▸ Problem details: Starting with the first line below, extract each line through the one that contains "var yTicks = [0.05, 0.1, 0.15, 0.2, 0.25];", inclusive, excluding pictures.

----- Stored data

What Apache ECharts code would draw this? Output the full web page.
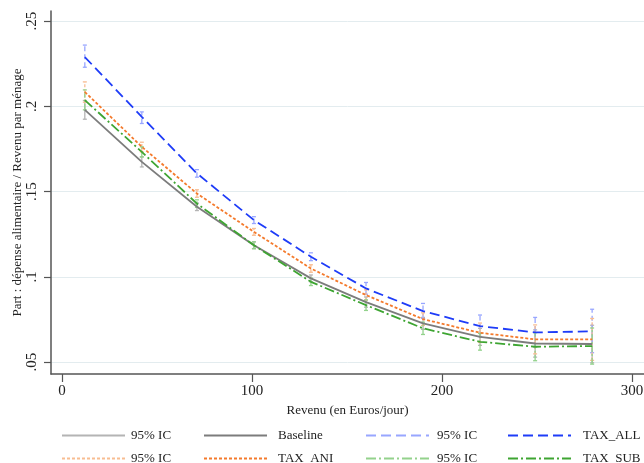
<!DOCTYPE html>
<html>
<head>
<meta charset="utf-8">
<script src="https://cdn.jsdelivr.net/npm/echarts@6/dist/echarts.min.js"></script>
<style>
  html, body { margin: 0; padding: 0; background: #fff; }
  #chart { width: 644px; height: 463px; }
</style>
</head>
<body>
<div id="chart"></div>
<script>
// revenu (euros/jour), centre des classes
var revenu = [12, 42, 71, 101, 131, 160, 190, 220, 249, 279];

var xTicks = [0, 100, 200, 300];
var yTicks = [0.05, 0.1, 0.15, 0.2, 0.25];

var baseline = [0.198, 0.1675, 0.1411, 0.1186, 0.0991, 0.0852, 0.0727, 0.0648, 0.0609, 0.0606];
var baselineLow = [0.1925, 0.1645, 0.1389, 0.1166, 0.0971, 0.0822, 0.0692, 0.0598, 0.0529, 0.0496];
var baselineHigh = [0.2035, 0.1705, 0.1433, 0.1206, 0.1011, 0.0882, 0.0762, 0.0698, 0.0689, 0.0716];

var taxAll = [0.229, 0.1939, 0.1607, 0.1333, 0.1118, 0.0932, 0.0799, 0.0711, 0.0674, 0.068];
var taxAllLow = [0.223, 0.19, 0.1585, 0.1313, 0.1095, 0.0898, 0.0756, 0.065, 0.0588, 0.0555];
var taxAllHigh = [0.236, 0.1968, 0.1629, 0.1353, 0.1141, 0.0967, 0.0844, 0.0776, 0.0762, 0.081];

var taxAni = [0.2085, 0.1763, 0.1489, 0.1264, 0.1049, 0.0893, 0.0752, 0.0672, 0.0633, 0.0633];
var taxAniLow = [0.2025, 0.1733, 0.1467, 0.1244, 0.1027, 0.0862, 0.0715, 0.0615, 0.0548, 0.051];
var taxAniHigh = [0.2144, 0.179, 0.1511, 0.1284, 0.1071, 0.0924, 0.0789, 0.0729, 0.0718, 0.0756];

var taxSub = [0.2037, 0.1733, 0.143, 0.1185, 0.0971, 0.0834, 0.0698, 0.0619, 0.059, 0.0594];
var taxSubLow = [0.198, 0.1703, 0.1408, 0.1165, 0.0949, 0.0803, 0.0662, 0.057, 0.0508, 0.0488];
var taxSubHigh = [0.2097, 0.1763, 0.1452, 0.1205, 0.0993, 0.0865, 0.0734, 0.0668, 0.0672, 0.07];

var FONT = '"Liberation Serif", "DejaVu Serif", serif';

function pairs(ys) {
    return revenu.map(function (x, i) { return [x, ys[i]]; });
}

function ciData(lo, hi) {
    return revenu.map(function (x, i) { return [x, lo[i], hi[i]]; });
}

// barre d'erreur verticale avec petits chapeaux
function ciRender(dash) {
    return function (params, api) {
        var x = api.value(0);
        var lo = api.coord([x, api.value(1)]);
        var hi = api.coord([x, api.value(2)]);
        var c = api.visual('color');
        return {
            type: 'group',
            children: [
                { type: 'line', shape: { x1: lo[0], y1: lo[1], x2: hi[0], y2: hi[1] }, style: { stroke: c, lineWidth: 1.3, lineDash: dash } },
                { type: 'line', shape: { x1: hi[0] - 2, y1: hi[1], x2: hi[0] + 2, y2: hi[1] }, style: { stroke: c, lineWidth: 1.3 } },
                { type: 'line', shape: { x1: lo[0] - 2, y1: lo[1], x2: lo[0] + 2, y2: lo[1] }, style: { stroke: c, lineWidth: 1.3 } }
            ]
        };
    };
}

var styles = {
    base: { color: '#7c7c7c', light: '#b4b4b4', type: 'solid', dash: null },
    all: { color: '#1e3cf8', light: '#98a6ff', type: [10, 5], dash: [5, 3] },
    ani: { color: '#f47a2c', light: '#f8bd92', type: [3, 2], dash: [3, 2] },
    sub: { color: '#3ea532', light: '#93d28c', type: [10, 3, 2, 3], dash: [6, 2, 2, 2] }
};

function lineSeries(name, st, data) {
    return {
        name: name,
        type: 'line',
        data: data,
        symbol: 'none',
        z: 3,
        itemStyle: { color: st.color },
        lineStyle: { color: st.color, width: 1.8, type: st.type }
    };
}

function ciSeries(id, st, data) {
    return {
        type: 'custom',
        id: id,
        renderItem: ciRender(st.dash),
        data: data,
        z: 2,
        itemStyle: { color: st.light }
    };
}

// series vides pour les entrees "95% IC" de la legende
function ciKey(name, st) {
    return {
        name: name,
        type: 'line',
        data: [],
        symbol: 'none',
        itemStyle: { color: st.light },
        lineStyle: { color: st.light, width: 1.8, type: st.type }
    };
}

// une legende par case (2 lignes x 4 colonnes)
function legendItem(left, top, name, gap) {
    return {
        left: left,
        top: top,
        itemWidth: 63,
        itemHeight: 12,
        itemStyle: { opacity: 0 },
        data: [name],
        formatter: function (n) { return n.indexOf('ci_') === 0 ? '95% IC' : n; },
        textStyle: { fontFamily: FONT, fontSize: 13, color: '#222', padding: [0, 0, 0, gap] }
    };
}

var chart = echarts.init(document.getElementById('chart'));
chart.setOption({
    animation: false,
    backgroundColor: '#fff',
    grid: { left: 51, right: 0, top: 11, bottom: 89, outerBoundsMode: 'none' },
    legend: [
        legendItem(56, 424, 'ci_base', 1),
        legendItem(198, 424, 'Baseline', 6),
        legendItem(360, 424, 'ci_all', 3),
        legendItem(502, 424, 'TAX_ALL', 7),
        legendItem(56, 447, 'ci_ani', 1),
        legendItem(198, 447, 'TAX_ANI', 6),
        legendItem(360, 447, 'ci_sub', 3),
        legendItem(502, 447, 'TAX_SUB', 7)
    ],
    xAxis: {
        type: 'value',
        min: -5.8,
        max: 306.3,
        name: 'Revenu (en Euros/jour)',
        nameLocation: 'middle',
        nameGap: 28,
        nameTextStyle: { fontFamily: FONT, fontSize: 13, color: '#222' },
        axisLine: { onZero: false, lineStyle: { color: '#555', width: 1.5 } },
        axisTick: { length: 8, customValues: xTicks, lineStyle: { color: '#555', width: 1.2 } },
        axisLabel: { customValues: xTicks, margin: 10, fontFamily: FONT, fontSize: 15, color: '#222' },
        splitLine: { show: false }
    },
    yAxis: {
        type: 'value',
        min: 0.043,
        max: 0.256,
        name: 'Part : dépense alimentaire / Revenu par ménage',
        nameLocation: 'middle',
        nameGap: 27,
        nameMoveOverlap: false,
        nameTextStyle: { fontFamily: FONT, fontSize: 13, color: '#222' },
        axisLine: { show: true, onZero: false, lineStyle: { color: '#555', width: 1.5 } },
        axisTick: { show: true, length: 7, customValues: yTicks, lineStyle: { color: '#555', width: 1.2 } },
        axisLabel: {
            customValues: yTicks,
            rotate: 90,
            margin: 11,
            fontFamily: FONT,
            fontSize: 15,
            color: '#222',
            formatter: function (v) { return String(v).replace(/^0/, ''); }
        },
        splitLine: { show: true, lineStyle: { color: '#e3ecef', width: 1 } }
    },
    series: [
        ciSeries('ciBase', styles.base, ciData(baselineLow, baselineHigh)),
        ciSeries('ciAll', styles.all, ciData(taxAllLow, taxAllHigh)),
        ciSeries('ciAni', styles.ani, ciData(taxAniLow, taxAniHigh)),
        ciSeries('ciSub', styles.sub, ciData(taxSubLow, taxSubHigh)),
        ciKey('ci_base', styles.base),
        ciKey('ci_all', styles.all),
        ciKey('ci_ani', styles.ani),
        ciKey('ci_sub', styles.sub),
        lineSeries('Baseline', styles.base, pairs(baseline)),
        lineSeries('TAX_ALL', styles.all, pairs(taxAll)),
        lineSeries('TAX_ANI', styles.ani, pairs(taxAni)),
        lineSeries('TAX_SUB', styles.sub, pairs(taxSub))
    ]
});
</script>
</body>
</html>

----------

▸ Completed task:
What Apache ECharts code would draw this? Output the full web page.
<!DOCTYPE html>
<html>
<head>
<meta charset="utf-8">
<script src="https://cdn.jsdelivr.net/npm/echarts@6/dist/echarts.min.js"></script>
<style>
  html, body { margin: 0; padding: 0; background: #fff; }
  #chart { width: 644px; height: 463px; }
</style>
</head>
<body>
<div id="chart"></div>
<script>
// revenu (euros/jour), centre des classes
var revenu = [12, 42, 71, 101, 131, 160, 190, 220, 249, 279];

var xTicks = [0, 100, 200, 300];
var yTicks = [0.05, 0.1, 0.15, 0.2, 0.25];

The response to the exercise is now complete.